【事例】
X弁護士は、Aさんの被疑者国選弁護人に選任されました。Aさんの留置されているB警察署は、X弁護士の事務所からも相当遠く、不便なところにありました。
Aさんは窃盗で逮捕・勾留されていたため、示談をする必要性があると考えたX弁護士は、示談金の用意をAさんに依頼しました。
最終的には示談が成立し、Aさんは不起訴により釈放されることとなりました。
このとき・・・
⑴示談金としてAさんの家族から現金を預かった。これは預かって問題ないだろうか。
⑵遠くのB警察署へ接見に行くことを不憫に思ったAさんの家族が、「どうせ私たちもAの接見に行きますので、一緒に車で送ってあげますよ」と提案してきた。X弁護士は車に乗っても問題ないだろうか。

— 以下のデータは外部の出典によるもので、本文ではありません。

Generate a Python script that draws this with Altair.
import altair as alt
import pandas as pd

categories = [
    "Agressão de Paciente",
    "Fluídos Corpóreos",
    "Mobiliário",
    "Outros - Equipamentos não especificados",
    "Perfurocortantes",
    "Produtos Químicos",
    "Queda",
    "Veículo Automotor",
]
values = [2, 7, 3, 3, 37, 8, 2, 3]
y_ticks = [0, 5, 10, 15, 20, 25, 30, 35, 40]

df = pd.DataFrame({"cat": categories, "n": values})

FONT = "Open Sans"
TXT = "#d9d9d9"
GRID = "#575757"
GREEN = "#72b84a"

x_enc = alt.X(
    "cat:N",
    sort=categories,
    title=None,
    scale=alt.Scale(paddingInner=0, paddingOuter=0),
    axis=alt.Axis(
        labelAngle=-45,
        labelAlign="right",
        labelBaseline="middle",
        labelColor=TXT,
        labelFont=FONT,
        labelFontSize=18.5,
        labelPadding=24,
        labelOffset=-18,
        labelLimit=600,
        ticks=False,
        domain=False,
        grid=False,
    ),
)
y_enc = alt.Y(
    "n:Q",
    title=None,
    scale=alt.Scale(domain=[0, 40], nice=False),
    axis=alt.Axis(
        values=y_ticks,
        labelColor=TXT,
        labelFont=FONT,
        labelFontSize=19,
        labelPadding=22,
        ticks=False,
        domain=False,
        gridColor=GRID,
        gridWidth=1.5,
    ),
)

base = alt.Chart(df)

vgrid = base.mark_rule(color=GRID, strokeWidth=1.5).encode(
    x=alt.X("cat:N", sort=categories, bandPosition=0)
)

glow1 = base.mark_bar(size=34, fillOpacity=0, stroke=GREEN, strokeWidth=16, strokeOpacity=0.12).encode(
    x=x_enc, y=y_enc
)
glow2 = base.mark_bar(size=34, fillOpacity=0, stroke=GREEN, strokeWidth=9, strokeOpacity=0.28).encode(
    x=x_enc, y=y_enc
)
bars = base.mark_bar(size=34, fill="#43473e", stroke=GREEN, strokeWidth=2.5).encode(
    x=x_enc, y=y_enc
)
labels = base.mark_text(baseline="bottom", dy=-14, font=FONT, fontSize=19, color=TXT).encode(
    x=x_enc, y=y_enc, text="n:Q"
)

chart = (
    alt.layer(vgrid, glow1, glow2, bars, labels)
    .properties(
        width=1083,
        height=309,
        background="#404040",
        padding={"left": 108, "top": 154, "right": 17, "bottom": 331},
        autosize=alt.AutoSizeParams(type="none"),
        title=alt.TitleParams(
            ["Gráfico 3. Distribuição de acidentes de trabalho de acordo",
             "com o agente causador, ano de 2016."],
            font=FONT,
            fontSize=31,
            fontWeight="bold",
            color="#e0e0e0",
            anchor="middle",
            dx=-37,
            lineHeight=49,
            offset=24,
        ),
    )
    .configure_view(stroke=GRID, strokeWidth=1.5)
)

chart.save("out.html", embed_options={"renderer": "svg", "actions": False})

⑶事例と異なり、仮にAさんが起訴されたとして、公判請求証拠の一部をコピーし、これをAさんに差し入れた。公判請求証拠のコピー代をAさんに請求することは問題ないだろうか。
【解説】
弁護士職務基本規程49条第1項は、「弁護士は、国選弁護人に選任された事件について、名目のいかんを問わず、被告人その他の関係者から報酬その他の対価を受領してはならない。」としています。

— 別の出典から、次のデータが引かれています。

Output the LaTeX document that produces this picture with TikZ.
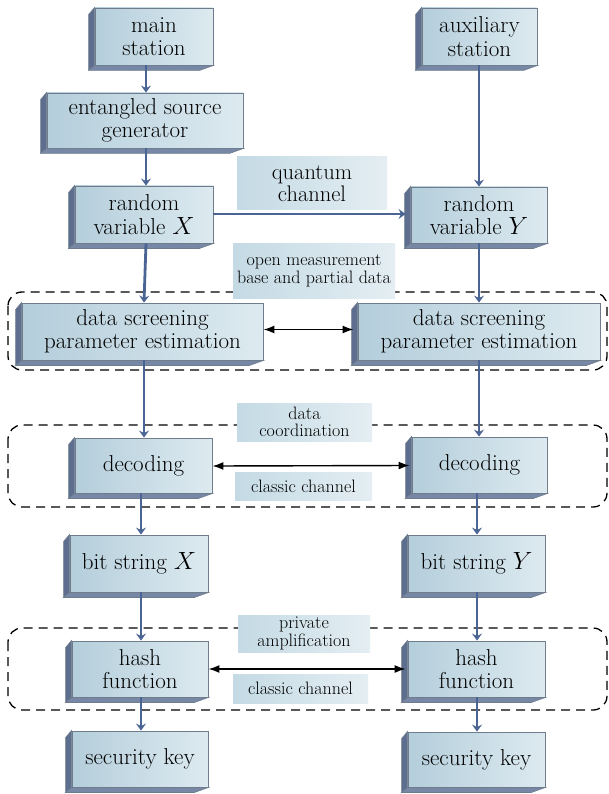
\documentclass[tikz,border=0pt]{standalone}
\usetikzlibrary{arrows.meta,calc}
\definecolor{faceL}{HTML}{B4CEDB}
\definecolor{faceR}{HTML}{DDEAF0}
\definecolor{boxline}{HTML}{6E7C8C}
\definecolor{stripL}{HTML}{5D6E8E}
\definecolor{stripB}{HTML}{7787A6}
\definecolor{labL}{HTML}{C4DAE4}
\definecolor{labR}{HTML}{E4EEF3}
\definecolor{arrblue}{HTML}{4A6494}
\tikzset{
  box/.style={draw=boxline, line width=0.9pt, left color=faceL, right color=faceR,
    align=center, inner sep=0pt, font=\fontsize{23}{23.5}\selectfont},
  lab/.style={left color=labL, right color=labR, align=center, inner sep=0pt,
    font=\fontsize{18}{17.5}\selectfont},
  biglab/.style={lab, font=\fontsize{22.5}{22.5}\selectfont},
  grp/.style={draw=black, line width=1.3pt, dash pattern=on 9pt off 6pt, rounded corners=14pt},
  barrow/.style={draw=arrblue, line width=2.8pt, -{Stealth[length=7pt,width=10pt,inset=2.5pt]}},
  karrow/.style={draw=black, line width=1.4pt, {Latex[length=11pt,width=8pt]}-{Latex[length=11pt,width=8pt]}},
  sideL/.style={fill=stripL, draw=boxline, line width=0.6pt},
  sideB/.style={fill=stripB, draw=boxline, line width=0.6pt}
}
\newcommand{\bx}[6]{%
  \node[box, minimum width={(#3-#2)*1pt}, minimum height={(#5-#4)*1pt}] (#1) at ({(#2+#3)/2},{(#4+#5)/2}) {#6};
  \filldraw[sideL] (#1.north west) -- ++(-6,7) -- ($(#1.south west)+(-6,5)$) -- (#1.south west) -- cycle;
  \filldraw[sideB] (#1.south west) -- (#1.south east) -- ++(-14,5) -- ($(#1.south west)+(-6,5)$) -- cycle;
}
\begin{document}
\begin{tikzpicture}[x=1pt,y=-1pt]
\useasboundingbox[fill=white] (0,0) rectangle (609,794);
% group frames
\draw[grp] (8,292) rectangle (607,370);
\draw[grp] (8,425) rectangle (607,507);
\draw[grp] (8,628) rectangle (607,710);
% labels
\node[biglab, minimum width=150pt, minimum height=53pt] (lq) at (312,183.5) {quantum\\channel};
\node[lab, minimum width=162pt, minimum height=55pt] (lo) at (314,270.5) {open measurement\\base and partial data};
\node[lab, minimum width=135pt, minimum height=38pt] (ldc) at (304.5,422) {data\\coordination};
\node[lab, minimum width=137pt, minimum height=28pt] (lc1) at (303.5,486) {classic channel};
\node[lab, minimum width=132pt, minimum height=37pt] (lpa) at (304,633.5) {private\\amplification};
\node[lab, minimum width=135pt, minimum height=29pt] (lc2) at (300.5,688.5) {classic channel};
% left column
\bx{main}{95}{213}{8}{65}{main\\station}
\bx{ent}{47}{243}{93}{148}{entangled source\\generator}
\bx{randX}{75}{213}{186}{243}{random\\variable $X$}
\bx{dsL}{22}{263}{303}{360}{data screening\\parameter estimation}
\bx{decL}{75}{212}{438}{493}{decoding}
\bx{bitX}{70}{208}{535}{592}{bit string $X$}
\bx{hashL}{72}{208}{641}{697}{hash\\function}
\bx{keyL}{72}{208}{731}{787}{security key}
% right column
\bx{aux}{422}{537}{8}{65}{auxiliary\\station}
\bx{randY}{411}{547}{187}{243}{random\\variable $Y$}
\bx{dsR}{358}{600}{303}{360}{data screening\\parameter estimation}
\bx{decR}{412}{547}{437}{493}{decoding}
\bx{bitY}{408}{545}{535}{592}{bit string $Y$}
\bx{hashR}{408}{545}{641}{697}{hash\\function}
\bx{keyR}{408}{545}{732}{787}{security key}
% column coordinates
\coordinate (cA) at (146,0);
\coordinate (cB) at (144,0);
\coordinate (cC) at (141,0);
\coordinate (dA) at (479,0);
\coordinate (dB) at (477,0);
\coordinate (qy) at (0,214);
% blue arrows
\draw[barrow] (main.south -| cA) -- (ent.north -| cA);
\draw[barrow] (ent.south -| cA) -- (randX.north -| cA);
\draw[barrow] (randX.south -| cA) -- (dsL.north -| cB);
\draw[barrow] (dsL.south -| cB) -- (decL.north -| cB);
\draw[barrow] (decL.south -| cC) -- (bitX.north -| cC);
\draw[barrow] (bitX.south -| cC) -- (hashL.north -| cC);
\draw[barrow] (hashL.south -| cC) -- (keyL.north -| cC);
\draw[barrow] (aux.south -| dA) -- (randY.north -| dA);
\draw[barrow] (randY.south -| dA) -- (dsR.north -| dA);
\draw[barrow] (dsR.south -| dA) -- (decR.north -| dA);
\draw[barrow] (decR.south -| dB) -- (bitY.north -| dB);
\draw[barrow] (bitY.south -| dB) -- (hashR.north -| dB);
\draw[barrow] (hashR.south -| dB) -- (keyR.north -| dB);
\coordinate (qend) at ($(randY.west |- qy)+(-5,0)$);
\draw[barrow] (randX.east |- qy) -- (qend);
% black double arrows
\coordinate (e1) at ($(dsR.west)+(-4,0)$);
\coordinate (e2) at ($(decR.west)+(-2,0)$);
\coordinate (e3) at ($(hashR.west)+(-2,0)$);
\draw[karrow] ($(dsL.east)+(0,-2)$) -- ($(e1)+(0,-2)$);
\draw[karrow] ($(decL.east)+(0,0.5)$) -- ($(e2)+(0,0.5)$);
\draw[karrow] (hashL.east) -- (e3);
\end{tikzpicture}
\end{document}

国選弁護人への報酬は法テラスを経由して国庫から支払われているので、この報酬以外を弁護士が受領することは国選弁護人の職務の公正さを疑わせ、ひいては国選弁護制度の公正さを害すると考えられています(「解説 弁護士職務基本規程第3版」142頁)。
そのため、国選弁護人は「対価の受領」を禁止されているのですが、反対に「対価」でなければ受領してよいようにも思えます。
⑴の事例は、あくまでも示談金としてお金を預かったのみです。これは私選や国選を問わず弁護士の手元に残るお金ではなく、最終的には被害者に支払われるお金ですから、これは当然「対価」には当たりません。ただ、端数などで余りが出た場合には、その余りを受領することは当然禁止されますので、返金をしなければなりません。

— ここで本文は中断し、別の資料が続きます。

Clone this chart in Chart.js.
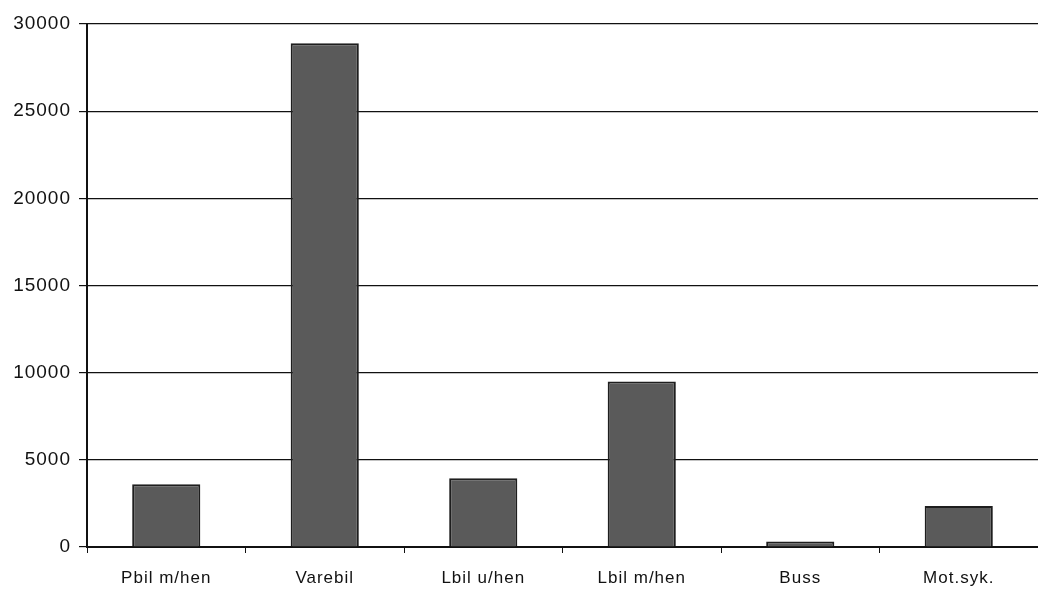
<!DOCTYPE html>
<html>
<head>
<meta charset="utf-8">
<script src="https://cdn.jsdelivr.net/npm/chart.js@4"></script>
<style>
  html, body { margin: 0; padding: 0; background: #fff; }
  #wrap { width: 1038px; height: 589px; }
  canvas { letter-spacing: 1px; }
</style>
</head>
<body>
<div id="wrap"><canvas id="chart"></canvas></div>
<script>
const categories = ['Pbil m/hen', 'Varebil', 'Lbil u/hen', 'Lbil m/hen', 'Buss', 'Mot.syk.']
const values = [3600, 28900, 3950, 9500, 320, 2350]
const yTicks = [0, 5000, 10000, 15000, 20000, 25000, 30000]

const ctx = document.getElementById('chart')
new Chart(ctx, {
  type: 'bar',
  data: {
    labels: categories,
    datasets: [{
      data: values,
      backgroundColor: '#5a5a5a',
      borderColor: '#1e1e1e',
      borderWidth: 2,
      barPercentage: 0.43,
      categoryPercentage: 1
    }]
  },
  options: {
    responsive: true,
    maintainAspectRatio: false,
    animation: false,
    layout: { padding: { top: 24, right: 0, left: 0, bottom: 0 } },
    plugins: {
      legend: { display: false },
      tooltip: { enabled: false }
    },
    scales: {
      x: {
        grid: {
          offset: true,
          drawOnChartArea: false,
          drawTicks: true,
          tickLength: 6,
          color: '#111'
        },
        border: { color: '#111', width: 2 },
        ticks: {
          color: '#111',
          font: { family: 'Liberation Sans, Arial, sans-serif', size: 17 },
          padding: 15,
          maxRotation: 0
        },
        afterFit: scale => { scale.height = 42 }
      },
      y: {
        min: 0,
        max: 30000,
        afterBuildTicks: scale => { scale.ticks = yTicks.map(v => ({ value: v })) },
        grid: {
          color: '#111',
          lineWidth: 1.2,
          tickLength: 8
        },
        border: { color: '#111', width: 2 },
        ticks: {
          color: '#111',
          font: { family: 'Liberation Sans, Arial, sans-serif', size: 19 },
          padding: 8,
          callback: v => String(v)
        },
        afterFit: scale => { scale.width = 87 }
      }
    }
  }
})
</script>
</body>
</html>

⑵は、車での移動という便益です。受領を禁止されているものは「対価」ですので、現金や有価証券などの金銭的な価値のあるものだけではなく、利益のようなものも含まれます。
問題は「名目のいかんを問わず(中略)報酬その他の対価」の受領を禁じていることをどのように解釈するかというところにあります。弁護活動の「対価」を受領することが問題となる場合、対価とはならない「実費」部分をどのように考えるかという問題が生じます。「名目のいかんを問わず」ということを強調するとたとえ実費であっても受領することが禁じられるという方向に解釈することとなります。反対に「報酬」が問題であると考えた場合、実費部分は受領することも許容されるという理解もあり得るところです。
⑵については、交通費相当額部分が問題となります。接見を行うと日当が法テラスから支払われますが、遠距離であるという事情がなければ、交通費という名目は別に支払われません。ただ、交通費込みで支払われていると考えると、既に法テラスから交通費部分の支払いを受けていることになりますから、重ねて交通費部分を関係者から受領することは問題となります。国選弁護士の報酬についてのQ&Aを見ると「算定基準では、近距離の交通費については基礎報酬で賄うことを前提」とすると記載されていますので、交通費部分も受領しているという考え方になるのではないかと思われます。ですので、⑵は断ることが適切であると考えられます。
対して⑶は、現在の国選弁護人の報酬体系の中では支払われない費用についての項目です。これについて実費相当額を受け取るべきかどうかが問題となりますが、厳しい考え方をとると、このような費用も受領することは禁じられるということになります。ただ、反対に弁護活動の充実ということであれば公判請求証拠を差し入れることは認められるべきでしょうし、この費用を受け取ったからといって弁護士が得をするような事態は生じません。慎重に検討し、金額の多寡なども踏まえ検討することが妥当であろうと思われます。また、事前に単位会の刑事弁護委員会やメーリングリストなどで尋ねるのも一つの手段です。